▸ What the task requires
Count every line that has "this" in it and give the total, nothing more.

===== Information supplied =====

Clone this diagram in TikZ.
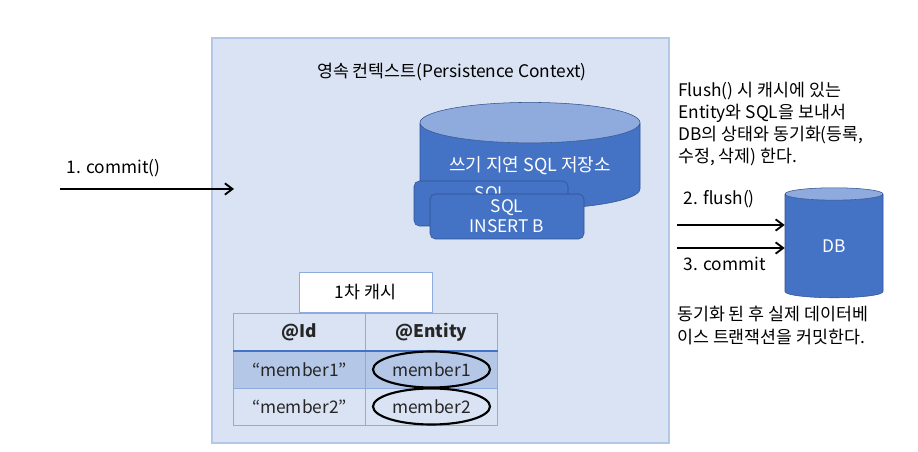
\documentclass[tikz,border=0pt]{standalone}
\usepackage{fontspec}
\setmainfont{Noto Sans CJK KR}
\usetikzlibrary{arrows.meta,positioning,shapes.geometric}
\definecolor{ctxfill}{HTML}{DAE3F3}
\definecolor{ctxline}{HTML}{B4C7E7}
\definecolor{sqlblue}{HTML}{4472C4}
\definecolor{sqlline}{HTML}{2F528F}
\definecolor{sqltop}{HTML}{8FAADC}
\definecolor{rowfill}{HTML}{B4C7E7}
\definecolor{ink}{HTML}{262626}
\tikzset{ctx/.style={draw=ctxline,fill=ctxfill,line width=1.2pt,minimum width=342.75pt,minimum height=303.75pt},
 store/.style={cylinder,shape border rotate=90,draw=sqlline,cylinder uses custom fill,
 cylinder body fill=sqlblue,cylinder end fill=sqltop,text=white,inner sep=0pt},
 sqlbox/.style={draw=sqlline,fill=sqlblue,rounded corners=4pt,text=white,minimum width=115.5pt,
 minimum height=33.75pt,align=center,inner sep=0pt,font=\fontsize{13}{15}\selectfont},
 cachebox/.style={draw=sqltop,fill=white,minimum width=99.75pt,minimum height=30pt},
 cell/.style={draw=sqltop,minimum width=99pt,minimum height=28pt,text=ink},
 ring/.style={ellipse,draw,line width=1.6pt,minimum width=87.75pt,minimum height=27pt,inner sep=0pt,text=ink},
 arr/.style={-{Straight Barb[length=2mm,width=3mm]},line width=1.4pt}}
\begin{document}
\begin{tikzpicture}[x=0.75pt,y=-0.75pt,font=\fontsize{13}{16.5}\selectfont]
\useasboundingbox (0,0) rectangle (918,452);
% persistence context
\node[ctx] (ctx) at (440.5,240.5) {};
\node (title) at (452,72) {영속 컨텍스트(Persistence Context)};
\node[store,minimum width=165pt,minimum height=80pt,aspect=0.25,font=\fontsize{13.5}{16}\selectfont]
 (store) at (530,166) {쓰기 지연 SQL 저장소};
\node[sqlbox] (sqla) at (491,203.5) {SQL\\\phantom{INSERT A}};
\node[sqlbox] (sqlb) at (507,216.5) {SQL\\INSERT B};
% first level cache
\node[cachebox] (cache) at (365.5,292) {1차 캐시};
\node[cell] (hid) at (299.5,332) {\textbf{@Id}};
\node[cell] (hent) at (431.5,332) {\textbf{@Entity}};
\node[cell,fill=rowfill] (id1) at (299.5,369.5) {“member1”};
\node[cell,fill=rowfill] (ent1) at (431.5,369.5) {};
\node[cell] (id2) at (299.5,406.5) {“member2”};
\node[cell] (ent2) at (431.5,406.5) {};
\draw[sqlblue,line width=1.5pt] (hid.south west) -- (hent.south east);
\node[ring] (m1) at (ent1) {member1};
\node[ring] (m2) at (ent2) {member2};
% commit from outside
\coordinate (cin) at (60,189);
\coordinate (cend) at (234,189);
\draw[arr] (cin) -- (cend);
\node[anchor=west] (commit) at (62,168) {1. commit()};
% database
\node[store,minimum width=73.5pt,minimum height=82.5pt,aspect=0.53] (db) at (834,246) {DB};
\coordinate (fl) at (677,225);
\coordinate (cm) at (677,248);
\draw[arr] (fl) -- (fl -| db.west);
\draw[arr] (cm) -- (cm -| db.west);
\node[anchor=west] (flush) at (679,199) {2. flush()};
\node[anchor=west] (commit2) at (679,264) {3. commit};
\node[anchor=north west,align=left,inner sep=0pt] (note) at (678,82)
 {Flush() 시 캐시에 있는\\Entity와 SQL을 보내서\\DB의 상태와 동기화(등록,\\수정, 삭제) 한다.};
\node[anchor=north west,align=left,inner sep=0pt,font=\fontsize{13}{17}\selectfont] (note2) at (677,306)
 {동기화 된 후 실제 데이터베\\이스 트랜잭션을 커밋한다.};
\end{tikzpicture}
\end{document}
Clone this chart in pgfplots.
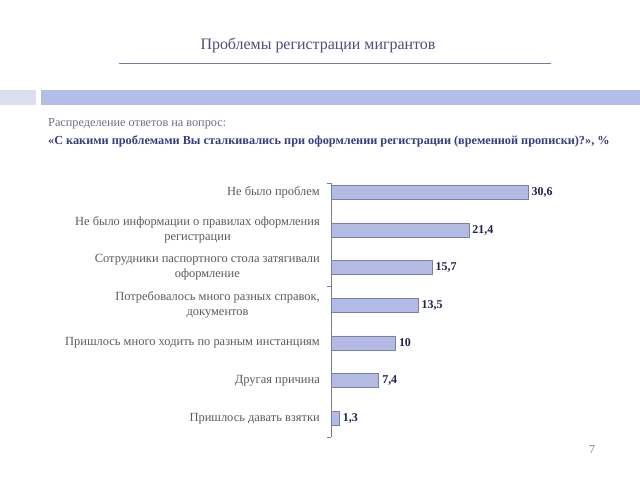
\documentclass[border=0pt]{standalone}
\usepackage{pgfplots}
\pgfplotsset{compat=1.18}
\usepackage{fontspec}
\setmainfont{Liberation Serif}
\definecolor{titlec}{HTML}{4D4D80}
\definecolor{linec}{HTML}{7A7AA6}
\definecolor{bandL}{HTML}{DCDFF0}
\definecolor{bandM}{HTML}{B4BDE6}
\definecolor{subg}{HTML}{707080}
\definecolor{subb}{HTML}{3A3A80}
\definecolor{barf}{HTML}{B3BBE5}
\definecolor{bard}{HTML}{7A80A8}
\definecolor{valc}{HTML}{202050}
\definecolor{labc}{HTML}{5C5C5C}
\begin{document}
\begin{tikzpicture}
\useasboundingbox[fill=white] (0,0) rectangle (640bp,-480bp);
% title
\node[text=titlec, font=\fontsize{16}{19}\selectfont] at (318bp,-45bp) {Проблемы регистрации мигрантов};
\draw[linec, line width=0.8bp] (119bp,-63bp) -- (551bp,-63bp);
% band
\fill[bandL] (0,-90bp) rectangle (36bp,-105bp);
\fill[bandM] (41bp,-90bp) rectangle (640bp,-105bp);
% subtitle
\node[anchor=west, inner sep=0, text=subg, font=\fontsize{12.3}{14}\selectfont] at (48bp,-124bp) {Распределение ответов на вопрос:};
\node[anchor=west, inner sep=0, text=subb, font=\fontsize{12.3}{14}\selectfont\bfseries] at (48bp,-141bp) {«С какими проблемами Вы сталкивались при оформлении регистрации (временной прописки)?», \%};
% page number
\node[text=gray, font=\fontsize{12}{14}\selectfont] at (592bp,-450bp) {7};
\begin{axis}[
  at={(331bp,-183bp)}, anchor=north west,
  scale only axis,
  width=257.6bp, height=254bp,
  xmin=0, xmax=40,
  ymin=-0.247, ymax=6.496,
  y dir=reverse,
  axis x line=none,
  axis y line*=left,
  y axis line style={draw=gray, line width=0.8bp},
  xbar, bar width=14bp,
  ytick={0,1,2,3,4,5,6},
  yticklabels={{Не было проблем},{Не было информации о правилах оформления\\регистрации},{Сотрудники паспортного стола затягивали\\оформление},{Потребовалось много разных справок,\\документов},{Пришлось много ходить по разным инстанциям},{Другая причина},{Пришлось давать взятки}},
  major tick length=0pt,
  yticklabel style={align=center, anchor=east, inner sep=0pt, xshift=-11bp, text=labc, font=\fontsize{12.5}{15}\selectfont},
  extra y ticks={-0.247,2.5,6.496},
  extra y tick labels={},
  extra y tick style={major tick length=4bp, tick align=outside, tick style={draw=gray, line width=0.8bp}},
  nodes near coords,
  nodes near coords style={text=valc, font=\fontsize{12}{14}\selectfont\bfseries, /pgf/number format/assume math mode=true, /pgf/number format/use comma},
  clip=false,
]
\addplot[fill=barf, draw=bard, line width=0.6bp] coordinates {
(30.6,0) (21.4,1) (15.7,2) (13.5,3) (10,4) (7.4,5) (1.3,6)
};
\end{axis}
\end{tikzpicture}
\end{document}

=====

▸ Reply
2